• _Rows_
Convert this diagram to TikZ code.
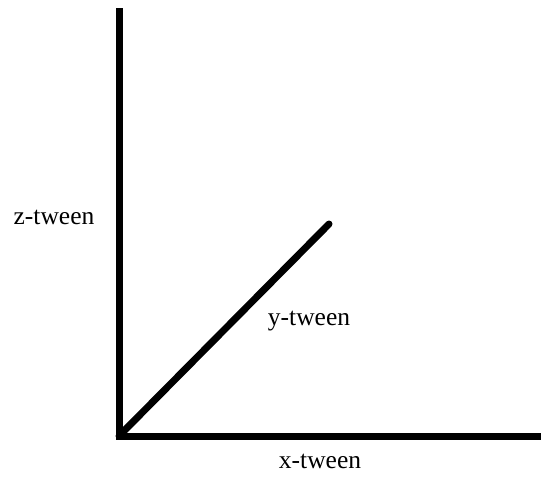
\documentclass[tikz,border=0pt]{standalone}
\usepackage{fontspec}
\setmainfont{Liberation Serif}
\tikzset{
  axis/.style={line width=7pt},
  lbl/.style={anchor=base, inner sep=0pt, font=\fontsize{25.5}{30}\selectfont}
}
\begin{document}
\begin{tikzpicture}[x=1pt, y=-1pt]
    \useasboundingbox (0,0) rectangle (541,479);
    \coordinate (o) at (119,436);
    \coordinate (zt) at (119,8);
    \coordinate (xe) at (541,436);
    \coordinate (ye) at (329,224);
    \node[lbl] (z) at (54,224) {z-tween};
    \node[lbl] (y) at (309,325) {y-tween};
    \node[lbl] (x) at (320,468) {x-tween};
    \draw[axis, line join=miter] (zt) -- (o) -- (xe);
    \draw[axis, line cap=round] (o) -- (ye);
\end{tikzpicture}
\end{document}
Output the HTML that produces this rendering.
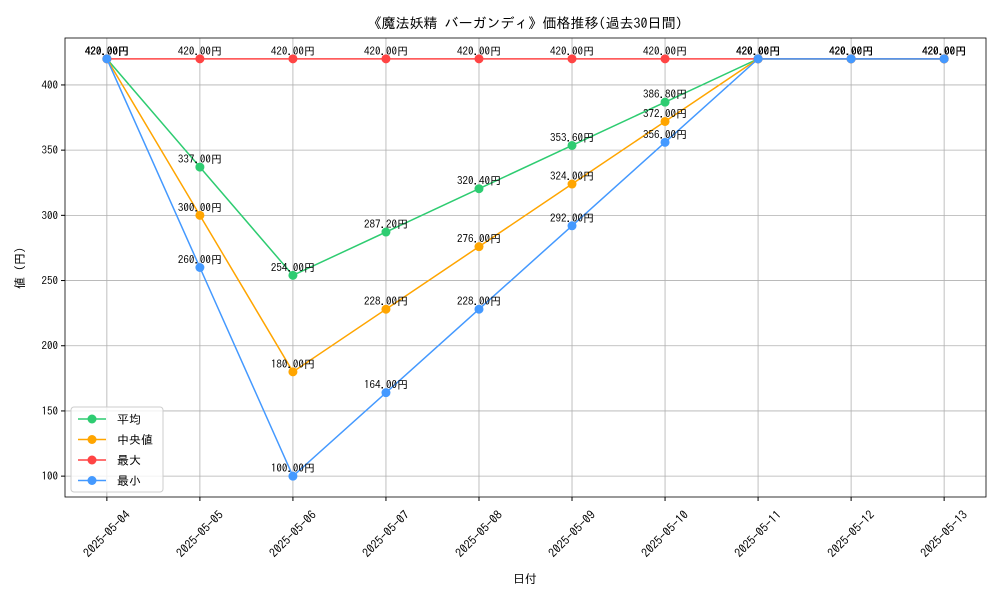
<!DOCTYPE html>
<html><head><meta charset="utf-8"><style>
body{margin:0;background:#fff;}
svg{font-family:"IPAGothic","Liberation Sans","Noto Sans CJK JP",sans-serif;}
</style></head><body>
<svg id="chart" width="1000" height="600" viewBox="0 0 1000 600" xmlns="http://www.w3.org/2000/svg">
<rect width="1000" height="600" fill="#fff"/>
<text x="525" y="28" font-size="14" text-anchor="middle">《魔法妖精 バーガンディ》価格推移(過去30日間)</text>
<g id="grid"></g><g id="series"></g><g id="axes"></g>
<text x="525" y="583" font-size="12" text-anchor="middle">日付</text>
<text transform="translate(24,268) rotate(-90)" font-size="12" text-anchor="middle">値 (円)</text>
<g id="legend"></g>
</svg>
<script>
const dates=["2025-05-04","2025-05-05","2025-05-06","2025-05-07","2025-05-08","2025-05-09","2025-05-10","2025-05-11","2025-05-12","2025-05-13"];
const avgVals=[420,337,254,287.2,320.4,353.6,386.8,420,420,420];
const medVals=[420,300,180,228,276,324,372,420,420,420];
const maxVals=[420,420,420,420,420,420,420,420,420,420];
const minVals=[420,260,100,164,228,292,356,420,420,420];
const yTicks=[100,150,200,250,300,350,400];
const seriesNames=["平均","中央値","最大","最小"];
const seriesColors=["#2ecc71","#ffa500","#ff4444","#4499ff"];
const NS="http://www.w3.org/2000/svg";
const L=65,R=986,T=38,B=497;
const all=[].concat(avgVals,medVals,maxVals,minVals);
const dmin=Math.min(...all),dmax=Math.max(...all),pad=(dmax-dmin)*0.05||1;
const ymin=dmin-pad,ymax=dmax+pad;
const xs=i=>{const w=(R-L)/(dates.length-1+0.9);return L+w*0.45+i*w;};
const ys=v=>B-(v-ymin)/(ymax-ymin)*(B-T);
function mk(tag,attrs,parent){const e=document.createElementNS(NS,tag);for(const k in attrs)e.setAttribute(k,attrs[k]);parent.appendChild(e);return e;}
const grid=document.getElementById('grid'),axes=document.getElementById('axes'),ser=document.getElementById('series'),leg=document.getElementById('legend');
dates.forEach((d,i)=>{const x=xs(i);
const g=mk('line',{x1:x,x2:x,y1:T,y2:B,stroke:'#b0b0b0','stroke-width':0.8},grid);


mk('line',{x1:x,x2:x,y1:B,y2:B+4,stroke:'#000'},axes);
const t=mk('text',{x:0,y:4,'font-size':12,'text-anchor':'middle',transform:`translate(${x},${B+37}) rotate(-45)`},axes);
t.textContent=d;

});
yTicks.forEach(v=>{const y=ys(v);
const g=mk('line',{x1:L,x2:R,y1:y,y2:y,stroke:'#b0b0b0','stroke-width':0.8},grid);


mk('line',{x1:L-4,x2:L,y1:y,y2:y,stroke:'#000'},axes);
const t=mk('text',{x:L-7,y:y+4,'font-size':11,'text-anchor':'end'},axes);
t.textContent=v;

});
const fr=mk('rect',{x:L,y:T,width:R-L,height:B-T,fill:'none',stroke:'#000','stroke-width':0.8},axes);


[avgVals,medVals,maxVals,minVals].forEach((vals,s)=>{const g=mk('g',{},ser);


mk('polyline',{points:vals.map((v,i)=>xs(i)+','+ys(v)).join(' '),fill:'none',stroke:seriesColors[s],'stroke-width':1.5},g);
vals.forEach((v,i)=>{const c=mk('circle',{cx:xs(i),cy:ys(v),r:4.5,fill:seriesColors[s]},g);


const t=mk('text',{x:xs(i),y:ys(v)-4,'font-size':11,'text-anchor':'middle'},g);
t.textContent=v.toFixed(2)+'円';

});});
const lb=mk('rect',{x:71,y:407,width:92,height:85,fill:'#fff',stroke:'#ccc',rx:3,'fill-opacity':0.8},leg);


seriesNames.forEach((n,s)=>{const y=419+s*20.5;const g=mk('g',{},leg);


mk('line',{x1:78,x2:106,y1:y,y2:y,stroke:seriesColors[s],'stroke-width':1.5},g);
mk('circle',{cx:92,cy:y,r:4.5,fill:seriesColors[s]},g);
const t=mk('text',{x:117,y:y+4.5,'font-size':12},g);t.textContent=n;});
</script>
</body></html>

• _The request_
A faithful copy of the records above is needed, with the pictures left out.

• _Correct response_
Convert this diagram to TikZ code.
\documentclass[tikz,border=0pt]{standalone}
\usepackage{fontspec}
\setmainfont{Liberation Serif}
\tikzset{
  axis/.style={line width=7pt},
  lbl/.style={anchor=base, inner sep=0pt, font=\fontsize{25.5}{30}\selectfont}
}
\begin{document}
\begin{tikzpicture}[x=1pt, y=-1pt]
    \useasboundingbox (0,0) rectangle (541,479);
    \coordinate (o) at (119,436);
    \coordinate (zt) at (119,8);
    \coordinate (xe) at (541,436);
    \coordinate (ye) at (329,224);
    \node[lbl] (z) at (54,224) {z-tween};
    \node[lbl] (y) at (309,325) {y-tween};
    \node[lbl] (x) at (320,468) {x-tween};
    \draw[axis, line join=miter] (zt) -- (o) -- (xe);
    \draw[axis, line cap=round] (o) -- (ye);
\end{tikzpicture}
\end{document}
Output the HTML that produces this rendering.
<!DOCTYPE html>
<html><head><meta charset="utf-8"><style>
body{margin:0;background:#fff;}
svg{font-family:"IPAGothic","Liberation Sans","Noto Sans CJK JP",sans-serif;}
</style></head><body>
<svg id="chart" width="1000" height="600" viewBox="0 0 1000 600" xmlns="http://www.w3.org/2000/svg">
<rect width="1000" height="600" fill="#fff"/>
<text x="525" y="28" font-size="14" text-anchor="middle">《魔法妖精 バーガンディ》価格推移(過去30日間)</text>
<g id="grid"></g><g id="series"></g><g id="axes"></g>
<text x="525" y="583" font-size="12" text-anchor="middle">日付</text>
<text transform="translate(24,268) rotate(-90)" font-size="12" text-anchor="middle">値 (円)</text>
<g id="legend"></g>
</svg>
<script>
const dates=["2025-05-04","2025-05-05","2025-05-06","2025-05-07","2025-05-08","2025-05-09","2025-05-10","2025-05-11","2025-05-12","2025-05-13"];
const avgVals=[420,337,254,287.2,320.4,353.6,386.8,420,420,420];
const medVals=[420,300,180,228,276,324,372,420,420,420];
const maxVals=[420,420,420,420,420,420,420,420,420,420];
const minVals=[420,260,100,164,228,292,356,420,420,420];
const yTicks=[100,150,200,250,300,350,400];
const seriesNames=["平均","中央値","最大","最小"];
const seriesColors=["#2ecc71","#ffa500","#ff4444","#4499ff"];
const NS="http://www.w3.org/2000/svg";
const L=65,R=986,T=38,B=497;
const all=[].concat(avgVals,medVals,maxVals,minVals);
const dmin=Math.min(...all),dmax=Math.max(...all),pad=(dmax-dmin)*0.05||1;
const ymin=dmin-pad,ymax=dmax+pad;
const xs=i=>{const w=(R-L)/(dates.length-1+0.9);return L+w*0.45+i*w;};
const ys=v=>B-(v-ymin)/(ymax-ymin)*(B-T);
function mk(tag,attrs,parent){const e=document.createElementNS(NS,tag);for(const k in attrs)e.setAttribute(k,attrs[k]);parent.appendChild(e);return e;}
const grid=document.getElementById('grid'),axes=document.getElementById('axes'),ser=document.getElementById('series'),leg=document.getElementById('legend');
dates.forEach((d,i)=>{const x=xs(i);
const g=mk('line',{x1:x,x2:x,y1:T,y2:B,stroke:'#b0b0b0','stroke-width':0.8},grid);


mk('line',{x1:x,x2:x,y1:B,y2:B+4,stroke:'#000'},axes);
const t=mk('text',{x:0,y:4,'font-size':12,'text-anchor':'middle',transform:`translate(${x},${B+37}) rotate(-45)`},axes);
t.textContent=d;

});
yTicks.forEach(v=>{const y=ys(v);
const g=mk('line',{x1:L,x2:R,y1:y,y2:y,stroke:'#b0b0b0','stroke-width':0.8},grid);


mk('line',{x1:L-4,x2:L,y1:y,y2:y,stroke:'#000'},axes);
const t=mk('text',{x:L-7,y:y+4,'font-size':11,'text-anchor':'end'},axes);
t.textContent=v;

});
const fr=mk('rect',{x:L,y:T,width:R-L,height:B-T,fill:'none',stroke:'#000','stroke-width':0.8},axes);


[avgVals,medVals,maxVals,minVals].forEach((vals,s)=>{const g=mk('g',{},ser);


mk('polyline',{points:vals.map((v,i)=>xs(i)+','+ys(v)).join(' '),fill:'none',stroke:seriesColors[s],'stroke-width':1.5},g);
vals.forEach((v,i)=>{const c=mk('circle',{cx:xs(i),cy:ys(v),r:4.5,fill:seriesColors[s]},g);


const t=mk('text',{x:xs(i),y:ys(v)-4,'font-size':11,'text-anchor':'middle'},g);
t.textContent=v.toFixed(2)+'円';

});});
const lb=mk('rect',{x:71,y:407,width:92,height:85,fill:'#fff',stroke:'#ccc',rx:3,'fill-opacity':0.8},leg);


seriesNames.forEach((n,s)=>{const y=419+s*20.5;const g=mk('g',{},leg);


mk('line',{x1:78,x2:106,y1:y,y2:y,stroke:seriesColors[s],'stroke-width':1.5},g);
mk('circle',{cx:92,cy:y,r:4.5,fill:seriesColors[s]},g);
const t=mk('text',{x:117,y:y+4.5,'font-size':12},g);t.textContent=n;});
</script>
</body></html>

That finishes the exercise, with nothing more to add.